The one-sentence summary

Small changes to the shopping experience can make a huge difference to sales.


  • There is a science of shopping. It can be understood by intense scrutiny of how people behave in the retail environment.
  • The mechanics of shopping shows, among other things, that there is a twilight zone in the entrance of stores that people go straight past; that having two hands restricts their options; that they have real trouble reading signs; that they move in certain clearly defined ways; and that they shift around all the time.
  • Understanding these dynamics and making small changes can lead to massive increases in sales and profits.
  • People want to see, feel and touch most items they might buy, and yet many store designs, and a lot of packaging, prevents them from doing so. These sensory elements are often ignored in the shopping process.
  • Shopping is defined as experiencing that portion of the world that has been deemed for sale – it is an activity in its own right, not just the acquisition of necessities.
  • The confusion index measures how baffled shoppers are, and the interception rate measures how often they interact with staff.
  • The butt-brush factor determines how closely packed merchandise is – women in particular hate it when people squeeze past them.

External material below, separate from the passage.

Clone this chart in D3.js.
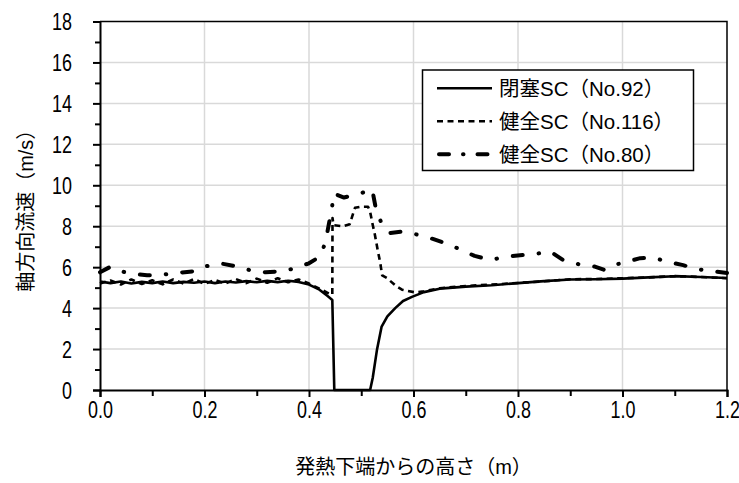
<!DOCTYPE html>
<html>
<head>
<meta charset="utf-8">
<script src="https://cdn.jsdelivr.net/npm/d3@7"></script>
<style>
  body { margin: 0; background: #fff; }
  svg text {
    font-family: "Liberation Sans", Arial, "Noto Sans CJK JP", sans-serif;
    text-spacing-trim: space-all;
  }
</style>
</head>
<body>
<div id="chart"></div>
<script>
// 発熱下端からの高さ (m) と 軸方向流速 (m/s)
const heightsNo92 = [0.00, 0.02, 0.04, 0.06, 0.08, 0.10, 0.12, 0.14, 0.16, 0.18, 0.20, 0.22, 0.24, 0.26, 0.28, 0.30, 0.32, 0.34, 0.36, 0.38, 0.40, 0.42, 0.435, 0.4446, 0.4484, 0.517, 0.522, 0.530, 0.539, 0.550, 0.565, 0.580, 0.597, 0.62, 0.65, 0.70, 0.75, 0.80, 0.85, 0.90, 0.95, 1.00, 1.05, 1.10, 1.15, 1.20];
const speedsNo92 = [5.30, 5.22, 5.30, 5.20, 5.28, 5.22, 5.30, 5.22, 5.28, 5.24, 5.30, 5.22, 5.30, 5.25, 5.32, 5.26, 5.33, 5.27, 5.34, 5.28, 5.15, 4.90, 4.60, 4.40, 0.00, 0.00, 0.60, 1.95, 3.10, 3.60, 4.00, 4.35, 4.55, 4.78, 4.95, 5.05, 5.12, 5.22, 5.32, 5.40, 5.41, 5.44, 5.50, 5.56, 5.52, 5.47];

const heightsNo116 = [0.00, 0.02, 0.04, 0.06, 0.08, 0.10, 0.12, 0.14, 0.16, 0.18, 0.20, 0.22, 0.24, 0.26, 0.28, 0.30, 0.32, 0.34, 0.36, 0.38, 0.40, 0.42, 0.435, 0.4446, 0.4450, 0.447, 0.465, 0.478, 0.488, 0.498, 0.513, 0.517, 0.522, 0.526, 0.532, 0.536, 0.540, 0.549, 0.568, 0.578, 0.603, 0.62, 0.65, 0.70, 0.75, 0.80, 0.85, 0.90, 0.95, 1.00, 1.05, 1.10, 1.15, 1.20];
const speedsNo116 = [5.20, 5.35, 5.15, 5.40, 5.18, 5.36, 5.16, 5.40, 5.20, 5.42, 5.18, 5.38, 5.20, 5.42, 5.22, 5.44, 5.24, 5.46, 5.26, 5.40, 5.20, 4.95, 4.75, 4.65, 8.40, 8.05, 8.00, 8.10, 8.90, 8.95, 8.95, 8.70, 8.06, 7.60, 6.76, 6.27, 5.60, 5.47, 5.05, 4.90, 4.77, 4.82, 4.97, 5.08, 5.15, 5.23, 5.31, 5.41, 5.42, 5.46, 5.50, 5.56, 5.52, 5.46];

const heightsNo80 = [0.00, 0.02, 0.04, 0.06, 0.09, 0.11, 0.14, 0.18, 0.20, 0.23, 0.265, 0.29, 0.317, 0.35, 0.373, 0.40, 0.42, 0.427, 0.432, 0.438, 0.444, 0.447, 0.467, 0.498, 0.521, 0.528, 0.540, 0.555, 0.58, 0.609, 0.637, 0.665, 0.692, 0.717, 0.747, 0.775, 0.804, 0.833, 0.862, 0.886, 0.917, 0.947, 0.965, 0.972, 1.00, 1.034, 1.059, 1.086, 1.116, 1.143, 1.173, 1.20];
const speedsNo80 = [5.75, 6.02, 5.80, 5.68, 5.60, 5.60, 5.70, 5.80, 6.03, 6.19, 6.02, 5.83, 5.75, 5.80, 5.95, 6.19, 6.50, 6.90, 7.30, 8.10, 8.90, 9.60, 9.40, 9.60, 9.80, 8.85, 8.06, 7.67, 7.74, 7.58, 7.38, 7.14, 6.84, 6.55, 6.35, 6.50, 6.58, 6.65, 6.76, 6.35, 6.14, 6.03, 5.87, 6.00, 6.22, 6.44, 6.47, 6.26, 6.10, 5.90, 5.80, 5.72];

const seriesNames = ["閉塞SC（No.92）", "健全SC（No.116）", "健全SC（No.80）"];
const xTicks = [0, 0.2, 0.4, 0.6, 0.8, 1.0, 1.2];
const xMinorTicks = [0.1, 0.3, 0.5, 0.7, 0.9, 1.1];
const yTicks = [0, 2, 4, 6, 8, 10, 12, 14, 16, 18];
const yMinorTicks = [1, 3, 5, 7, 9, 11, 13, 15, 17];
const xTitle = "発熱下端からの高さ（m）";
const yTitle = "軸方向流速（m/s）";

const svgWidth = 739;
const svgHeight = 483;
const margin = { top: 21.5, right: 12, bottom: 93, left: 100 };
const plotW = svgWidth - margin.left - margin.right;
const plotH = svgHeight - margin.top - margin.bottom;
const squeeze = 0.78; // narrow digits like the original

const lineStyles = [
  { width: 2.6, dash: null, cap: "butt" },
  { width: 2.6, dash: "6,4.5", cap: "butt" },
  { width: 4, dash: "10,16,0.5,16", cap: "round" }
];

const drawChart = () => {
  const svg = d3.select("#chart")
    .append("svg")
    .attr("width", svgWidth)
    .attr("height", svgHeight);

  const xScale = d3.scaleLinear().domain([0, 1.2]).range([0, plotW]);
  const yScale = d3.scaleLinear().domain([0, 18]).range([plotH, 0]);

  const g = svg.append("g").attr("transform", `translate(${margin.left},${margin.top})`);

  // grid
  g.append("g")
    .selectAll("line")
    .data(yTicks.slice(1, -1))
    .enter().append("line")
    .attr("x1", 0).attr("x2", plotW)
    .attr("y1", d => yScale(d)).attr("y2", d => yScale(d))
    .attr("stroke", "#d9d9d9").attr("stroke-width", 1.5);
  g.append("g")
    .selectAll("line")
    .data(xTicks.slice(1, -1))
    .enter().append("line")
    .attr("y1", 0).attr("y2", plotH)
    .attr("x1", d => xScale(d)).attr("x2", d => xScale(d))
    .attr("stroke", "#d9d9d9").attr("stroke-width", 1.5);

  // frame (top, right)
  g.append("path")
    .attr("d", `M0,0H${plotW}V${plotH}`)
    .attr("fill", "none").attr("stroke", "#000").attr("stroke-width", 1.5);

  // axes
  const xAxis = g.append("g")
    .attr("transform", `translate(0,${plotH})`)
    .call(d3.axisBottom(xScale).tickValues(xTicks).tickFormat(d3.format(".1f")).tickSize(7));
  g.append("g")
    .attr("transform", `translate(0,${plotH})`)
    .call(d3.axisBottom(xScale).tickValues(xMinorTicks).tickFormat("").tickSize(6))
    .call(a => a.select(".domain").remove());
  const yAxis = g.append("g")
    .call(d3.axisLeft(yScale).tickValues(yTicks).tickSize(7));
  g.append("g")
    .call(d3.axisLeft(yScale).tickValues(yMinorTicks).tickFormat("").tickSize(5))
    .call(a => a.select(".domain").remove());

  g.selectAll(".domain").attr("stroke-width", 2);
  g.selectAll(".tick line").attr("stroke-width", 2);

  xAxis.selectAll(".tick text")
    .attr("font-size", 23)
    .attr("fill", "#000")
    .attr("y", 12)
    .attr("dy", "0.71em")
    .attr("transform", `scale(${squeeze},1)`);
  yAxis.selectAll(".tick text")
    .attr("font-size", 23)
    .attr("fill", "#000")
    .attr("x", -28 / squeeze)
    .attr("dy", "0.36em")
    .attr("transform", `scale(${squeeze},1)`);

  // lines
  const series = [
    d3.zip(heightsNo92, speedsNo92),
    d3.zip(heightsNo116, speedsNo116),
    d3.zip(heightsNo80, speedsNo80)
  ];
  const line = d3.line().x(d => xScale(d[0])).y(d => yScale(d[1]));

  // draw No.80 first, then No.116, then No.92 on top
  [2, 1, 0].forEach(i => {
    g.append("path")
      .datum(series[i])
      .attr("d", line)
      .attr("fill", "none")
      .attr("stroke", "#000")
      .attr("stroke-width", lineStyles[i].width)
      .attr("stroke-dasharray", lineStyles[i].dash)
      .attr("stroke-linecap", lineStyles[i].cap)
      .attr("stroke-linejoin", "round");
  });

  // legend
  const legend = svg.append("g").attr("transform", "translate(422.5,70)");
  legend.append("rect")
    .attr("width", 271).attr("height", 100.5)
    .attr("fill", "#fff").attr("stroke", "#000").attr("stroke-width", 1.5);
  const rows = legend.selectAll(".row")
    .data(seriesNames)
    .enter().append("g")
    .attr("transform", (d, i) => `translate(0,${18.3 + i * 33})`);
  rows.append("line")
    .attr("x1", (d, i) => i === 2 ? 16.5 : 14.5)
    .attr("x2", (d, i) => i === 2 ? 67.5 : 69.5)
    .attr("stroke", "#000")
    .attr("stroke-width", (d, i) => lineStyles[i].width)
    .attr("stroke-dasharray", (d, i) => i === 2 ? "10,14,0.5,14" : lineStyles[i].dash)
    .attr("stroke-linecap", (d, i) => lineStyles[i].cap);
  rows.append("text")
    .attr("x", 76.5)
    .attr("dy", "0.36em")
    .attr("font-size", 20.5)
    .text(d => d);

  // axis titles
  svg.append("text")
    .attr("x", margin.left + plotW / 2)
    .attr("y", 467)
    .attr("dy", "0.36em")
    .attr("text-anchor", "middle")
    .attr("font-size", 20)
    .text(xTitle);
  svg.append("text")
    .attr("transform", `translate(26,${margin.top + plotH / 2}) rotate(-90)`)
    .attr("dy", "0.36em")
    .attr("text-anchor", "middle")
    .attr("font-size", 20)
    .text(yTitle);
};

window.onload = drawChart;
</script>
</body>
</html>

  • Shoppers love touch, mirrors, discovery, talking, recognition and bargains
  • Shoppers dislike too many mirrors, having to ask dumb questions, dipping down to pick things up, goods out of stock, obscure price tags and intimidating service.
  • Examples of small tweaks and details in the retail environment include:

– The CEO who thought his conversion rate was perfect, only to find it was 48%

– Store owners who think people spend 10 minutes in store, when in fact it is 2

– Giving people a basket when their hands are full means they will buy more

– 65% of men who try something on buy it, but only 25% of women

– The dressing room is the most important room in a store, but has the least investment

– Waiting time can be ‘bent’ by human interaction, orderliness of queuing, companionship and diversion – these make people wait longer more happily


  • It is perhaps not surprisingly hugely in favour of shopping, and not everyone will agree with this.
  • The author is not a fan of online shopping, and says so at some length.